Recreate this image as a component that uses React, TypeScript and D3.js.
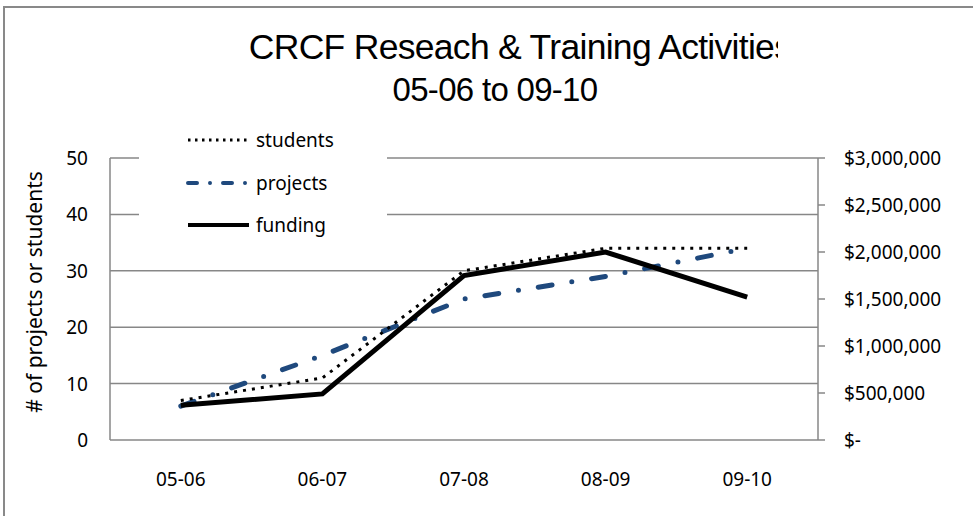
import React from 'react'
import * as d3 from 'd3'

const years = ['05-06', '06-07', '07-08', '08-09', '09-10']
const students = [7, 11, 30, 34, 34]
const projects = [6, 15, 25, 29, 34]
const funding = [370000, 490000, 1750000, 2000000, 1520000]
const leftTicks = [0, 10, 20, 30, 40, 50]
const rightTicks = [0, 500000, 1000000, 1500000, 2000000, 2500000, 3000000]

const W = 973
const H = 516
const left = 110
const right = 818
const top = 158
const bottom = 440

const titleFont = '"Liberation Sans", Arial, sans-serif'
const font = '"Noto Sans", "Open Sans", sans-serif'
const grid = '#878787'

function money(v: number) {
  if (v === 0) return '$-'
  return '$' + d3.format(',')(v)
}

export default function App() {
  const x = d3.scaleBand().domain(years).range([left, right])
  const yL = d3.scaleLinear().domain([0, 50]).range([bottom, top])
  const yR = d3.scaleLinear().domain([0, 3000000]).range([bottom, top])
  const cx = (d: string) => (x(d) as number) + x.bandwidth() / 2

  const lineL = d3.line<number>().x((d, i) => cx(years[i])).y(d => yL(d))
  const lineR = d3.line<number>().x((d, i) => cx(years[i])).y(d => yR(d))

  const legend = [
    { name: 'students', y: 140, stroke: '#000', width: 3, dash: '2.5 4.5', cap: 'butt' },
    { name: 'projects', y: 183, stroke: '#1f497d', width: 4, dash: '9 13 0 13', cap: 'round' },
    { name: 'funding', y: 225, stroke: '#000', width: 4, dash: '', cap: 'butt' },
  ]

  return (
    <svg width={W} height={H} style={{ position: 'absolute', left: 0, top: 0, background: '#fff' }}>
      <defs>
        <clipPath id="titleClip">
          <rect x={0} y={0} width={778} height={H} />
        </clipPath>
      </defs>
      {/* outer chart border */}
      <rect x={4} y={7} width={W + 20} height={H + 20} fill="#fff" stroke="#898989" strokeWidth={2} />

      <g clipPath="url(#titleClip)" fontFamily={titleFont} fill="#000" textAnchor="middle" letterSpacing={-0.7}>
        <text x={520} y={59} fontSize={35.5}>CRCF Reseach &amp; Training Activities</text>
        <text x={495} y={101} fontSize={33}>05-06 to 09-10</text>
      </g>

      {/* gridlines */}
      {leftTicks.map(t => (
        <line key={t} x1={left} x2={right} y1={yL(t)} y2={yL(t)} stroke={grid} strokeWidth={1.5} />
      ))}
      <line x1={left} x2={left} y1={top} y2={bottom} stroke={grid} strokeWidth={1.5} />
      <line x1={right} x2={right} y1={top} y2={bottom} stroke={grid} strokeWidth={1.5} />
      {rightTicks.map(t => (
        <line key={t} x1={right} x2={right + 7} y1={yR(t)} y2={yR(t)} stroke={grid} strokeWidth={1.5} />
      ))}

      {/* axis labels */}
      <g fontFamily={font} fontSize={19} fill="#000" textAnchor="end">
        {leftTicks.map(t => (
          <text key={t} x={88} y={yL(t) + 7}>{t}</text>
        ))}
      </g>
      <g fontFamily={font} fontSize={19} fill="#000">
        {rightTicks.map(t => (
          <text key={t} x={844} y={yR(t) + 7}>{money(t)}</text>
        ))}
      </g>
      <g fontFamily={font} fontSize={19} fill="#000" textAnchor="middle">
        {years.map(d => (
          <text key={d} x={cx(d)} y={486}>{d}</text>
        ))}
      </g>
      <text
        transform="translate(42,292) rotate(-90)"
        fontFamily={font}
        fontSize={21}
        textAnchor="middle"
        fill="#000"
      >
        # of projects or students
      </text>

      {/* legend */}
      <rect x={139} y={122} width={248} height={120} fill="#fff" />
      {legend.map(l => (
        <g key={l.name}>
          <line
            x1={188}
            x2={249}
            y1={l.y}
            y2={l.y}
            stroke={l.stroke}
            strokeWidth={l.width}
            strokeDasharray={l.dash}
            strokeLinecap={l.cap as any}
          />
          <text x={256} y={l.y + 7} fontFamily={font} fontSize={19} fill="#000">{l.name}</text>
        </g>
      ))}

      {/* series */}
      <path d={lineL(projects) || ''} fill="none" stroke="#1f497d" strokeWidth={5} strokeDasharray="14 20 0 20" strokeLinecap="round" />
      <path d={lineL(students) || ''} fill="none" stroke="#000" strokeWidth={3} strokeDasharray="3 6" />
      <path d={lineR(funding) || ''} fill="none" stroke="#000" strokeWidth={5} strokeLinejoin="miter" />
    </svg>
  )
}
▬▬▬▬▬▬
| Exercise requirements |
Pictures excluded, quote all the data above exactly.

| Completed task |
Recreate this image as a component that uses React, TypeScript and D3.js.
import React from 'react'
import * as d3 from 'd3'

const years = ['05-06', '06-07', '07-08', '08-09', '09-10']
const students = [7, 11, 30, 34, 34]
const projects = [6, 15, 25, 29, 34]
const funding = [370000, 490000, 1750000, 2000000, 1520000]
const leftTicks = [0, 10, 20, 30, 40, 50]
const rightTicks = [0, 500000, 1000000, 1500000, 2000000, 2500000, 3000000]

const W = 973
const H = 516
const left = 110
const right = 818
const top = 158
const bottom = 440

const titleFont = '"Liberation Sans", Arial, sans-serif'
const font = '"Noto Sans", "Open Sans", sans-serif'
const grid = '#878787'

function money(v: number) {
  if (v === 0) return '$-'
  return '$' + d3.format(',')(v)
}

export default function App() {
  const x = d3.scaleBand().domain(years).range([left, right])
  const yL = d3.scaleLinear().domain([0, 50]).range([bottom, top])
  const yR = d3.scaleLinear().domain([0, 3000000]).range([bottom, top])
  const cx = (d: string) => (x(d) as number) + x.bandwidth() / 2

  const lineL = d3.line<number>().x((d, i) => cx(years[i])).y(d => yL(d))
  const lineR = d3.line<number>().x((d, i) => cx(years[i])).y(d => yR(d))

  const legend = [
    { name: 'students', y: 140, stroke: '#000', width: 3, dash: '2.5 4.5', cap: 'butt' },
    { name: 'projects', y: 183, stroke: '#1f497d', width: 4, dash: '9 13 0 13', cap: 'round' },
    { name: 'funding', y: 225, stroke: '#000', width: 4, dash: '', cap: 'butt' },
  ]

  return (
    <svg width={W} height={H} style={{ position: 'absolute', left: 0, top: 0, background: '#fff' }}>
      <defs>
        <clipPath id="titleClip">
          <rect x={0} y={0} width={778} height={H} />
        </clipPath>
      </defs>
      {/* outer chart border */}
      <rect x={4} y={7} width={W + 20} height={H + 20} fill="#fff" stroke="#898989" strokeWidth={2} />

      <g clipPath="url(#titleClip)" fontFamily={titleFont} fill="#000" textAnchor="middle" letterSpacing={-0.7}>
        <text x={520} y={59} fontSize={35.5}>CRCF Reseach &amp; Training Activities</text>
        <text x={495} y={101} fontSize={33}>05-06 to 09-10</text>
      </g>

      {/* gridlines */}
      {leftTicks.map(t => (
        <line key={t} x1={left} x2={right} y1={yL(t)} y2={yL(t)} stroke={grid} strokeWidth={1.5} />
      ))}
      <line x1={left} x2={left} y1={top} y2={bottom} stroke={grid} strokeWidth={1.5} />
      <line x1={right} x2={right} y1={top} y2={bottom} stroke={grid} strokeWidth={1.5} />
      {rightTicks.map(t => (
        <line key={t} x1={right} x2={right + 7} y1={yR(t)} y2={yR(t)} stroke={grid} strokeWidth={1.5} />
      ))}

      {/* axis labels */}
      <g fontFamily={font} fontSize={19} fill="#000" textAnchor="end">
        {leftTicks.map(t => (
          <text key={t} x={88} y={yL(t) + 7}>{t}</text>
        ))}
      </g>
      <g fontFamily={font} fontSize={19} fill="#000">
        {rightTicks.map(t => (
          <text key={t} x={844} y={yR(t) + 7}>{money(t)}</text>
        ))}
      </g>
      <g fontFamily={font} fontSize={19} fill="#000" textAnchor="middle">
        {years.map(d => (
          <text key={d} x={cx(d)} y={486}>{d}</text>
        ))}
      </g>
      <text
        transform="translate(42,292) rotate(-90)"
        fontFamily={font}
        fontSize={21}
        textAnchor="middle"
        fill="#000"
      >
        # of projects or students
      </text>

      {/* legend */}
      <rect x={139} y={122} width={248} height={120} fill="#fff" />
      {legend.map(l => (
        <g key={l.name}>
          <line
            x1={188}
            x2={249}
            y1={l.y}
            y2={l.y}
            stroke={l.stroke}
            strokeWidth={l.width}
            strokeDasharray={l.dash}
            strokeLinecap={l.cap as any}
          />
          <text x={256} y={l.y + 7} fontFamily={font} fontSize={19} fill="#000">{l.name}</text>
        </g>
      ))}

      {/* series */}
      <path d={lineL(projects) || ''} fill="none" stroke="#1f497d" strokeWidth={5} strokeDasharray="14 20 0 20" strokeLinecap="round" />
      <path d={lineL(students) || ''} fill="none" stroke="#000" strokeWidth={3} strokeDasharray="3 6" />
      <path d={lineR(funding) || ''} fill="none" stroke="#000" strokeWidth={5} strokeLinejoin="miter" />
    </svg>
  )
}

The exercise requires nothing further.